--- MATERIAL SHOWN ---
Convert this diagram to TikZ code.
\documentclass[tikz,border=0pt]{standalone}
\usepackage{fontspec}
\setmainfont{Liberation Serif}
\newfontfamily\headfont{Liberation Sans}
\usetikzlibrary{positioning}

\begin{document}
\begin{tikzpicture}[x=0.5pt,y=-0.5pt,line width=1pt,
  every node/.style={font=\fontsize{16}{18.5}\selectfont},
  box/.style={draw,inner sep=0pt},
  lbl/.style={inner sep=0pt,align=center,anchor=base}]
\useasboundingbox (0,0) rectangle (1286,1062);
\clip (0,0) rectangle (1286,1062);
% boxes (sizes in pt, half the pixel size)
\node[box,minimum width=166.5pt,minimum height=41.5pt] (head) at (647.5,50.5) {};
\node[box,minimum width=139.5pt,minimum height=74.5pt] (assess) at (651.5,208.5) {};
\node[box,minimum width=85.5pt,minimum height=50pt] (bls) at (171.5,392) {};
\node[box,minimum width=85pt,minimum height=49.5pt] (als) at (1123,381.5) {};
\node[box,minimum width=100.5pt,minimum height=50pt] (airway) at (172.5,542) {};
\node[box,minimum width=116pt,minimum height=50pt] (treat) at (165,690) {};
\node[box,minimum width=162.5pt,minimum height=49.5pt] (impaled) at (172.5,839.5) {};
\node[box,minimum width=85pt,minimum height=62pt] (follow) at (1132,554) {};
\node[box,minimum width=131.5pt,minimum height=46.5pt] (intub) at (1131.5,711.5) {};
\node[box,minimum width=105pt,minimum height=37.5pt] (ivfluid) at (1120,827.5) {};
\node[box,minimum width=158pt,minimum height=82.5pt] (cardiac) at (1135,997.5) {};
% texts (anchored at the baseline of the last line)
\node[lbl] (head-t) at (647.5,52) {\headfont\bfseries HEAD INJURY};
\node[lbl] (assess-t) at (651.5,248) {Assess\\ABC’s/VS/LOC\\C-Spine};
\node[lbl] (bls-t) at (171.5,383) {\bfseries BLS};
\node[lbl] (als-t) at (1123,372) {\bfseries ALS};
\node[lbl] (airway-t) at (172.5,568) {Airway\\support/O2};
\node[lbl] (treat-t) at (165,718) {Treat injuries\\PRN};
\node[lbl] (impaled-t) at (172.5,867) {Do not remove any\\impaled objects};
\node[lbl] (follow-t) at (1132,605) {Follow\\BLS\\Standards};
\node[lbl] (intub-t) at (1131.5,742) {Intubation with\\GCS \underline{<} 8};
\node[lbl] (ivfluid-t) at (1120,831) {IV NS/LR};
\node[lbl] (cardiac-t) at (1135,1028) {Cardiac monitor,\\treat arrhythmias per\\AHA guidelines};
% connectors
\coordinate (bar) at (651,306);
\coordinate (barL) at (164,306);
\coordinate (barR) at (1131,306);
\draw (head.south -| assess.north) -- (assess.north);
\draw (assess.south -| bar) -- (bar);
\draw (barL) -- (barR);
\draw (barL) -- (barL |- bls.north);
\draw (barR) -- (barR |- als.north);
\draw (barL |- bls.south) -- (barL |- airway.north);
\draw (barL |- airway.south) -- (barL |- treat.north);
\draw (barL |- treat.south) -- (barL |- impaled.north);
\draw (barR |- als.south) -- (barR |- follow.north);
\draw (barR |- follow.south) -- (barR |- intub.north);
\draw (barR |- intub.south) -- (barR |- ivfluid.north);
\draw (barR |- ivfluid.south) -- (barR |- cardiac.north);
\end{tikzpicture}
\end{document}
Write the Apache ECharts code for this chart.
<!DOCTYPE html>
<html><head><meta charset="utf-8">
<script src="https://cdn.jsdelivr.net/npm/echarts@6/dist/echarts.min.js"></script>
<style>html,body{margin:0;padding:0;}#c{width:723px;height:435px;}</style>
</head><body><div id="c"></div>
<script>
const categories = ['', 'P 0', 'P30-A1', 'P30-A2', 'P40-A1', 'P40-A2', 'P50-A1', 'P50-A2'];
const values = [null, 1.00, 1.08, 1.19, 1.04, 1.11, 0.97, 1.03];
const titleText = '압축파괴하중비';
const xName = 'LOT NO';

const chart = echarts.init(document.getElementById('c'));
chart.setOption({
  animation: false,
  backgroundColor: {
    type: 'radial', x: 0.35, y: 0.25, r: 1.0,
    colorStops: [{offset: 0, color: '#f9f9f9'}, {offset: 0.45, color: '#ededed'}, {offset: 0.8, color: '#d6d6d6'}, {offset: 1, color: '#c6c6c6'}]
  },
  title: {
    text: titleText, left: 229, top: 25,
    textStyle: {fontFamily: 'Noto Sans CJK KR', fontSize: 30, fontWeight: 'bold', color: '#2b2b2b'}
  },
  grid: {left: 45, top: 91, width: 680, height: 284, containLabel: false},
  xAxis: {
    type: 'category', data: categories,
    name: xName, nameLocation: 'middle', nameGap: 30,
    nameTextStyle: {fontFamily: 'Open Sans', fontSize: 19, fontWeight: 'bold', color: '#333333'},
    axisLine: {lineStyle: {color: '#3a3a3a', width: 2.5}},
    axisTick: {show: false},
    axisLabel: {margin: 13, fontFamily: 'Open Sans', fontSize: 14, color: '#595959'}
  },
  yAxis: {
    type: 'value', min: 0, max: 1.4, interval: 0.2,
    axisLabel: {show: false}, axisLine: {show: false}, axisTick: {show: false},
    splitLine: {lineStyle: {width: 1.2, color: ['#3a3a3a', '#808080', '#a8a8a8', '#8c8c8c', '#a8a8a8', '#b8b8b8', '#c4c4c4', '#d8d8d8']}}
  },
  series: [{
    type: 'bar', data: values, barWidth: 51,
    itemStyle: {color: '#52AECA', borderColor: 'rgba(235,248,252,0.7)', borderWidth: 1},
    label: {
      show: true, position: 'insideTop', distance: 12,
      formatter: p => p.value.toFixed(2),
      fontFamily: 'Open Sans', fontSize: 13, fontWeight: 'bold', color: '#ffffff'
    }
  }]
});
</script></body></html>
---
**WHAT IS BEING ASKED:** Locate the lines above that hold the word "code". Show every one of them.

**TASK ANSWER:**
Convert this diagram to TikZ code.
Write the Apache ECharts code for this chart.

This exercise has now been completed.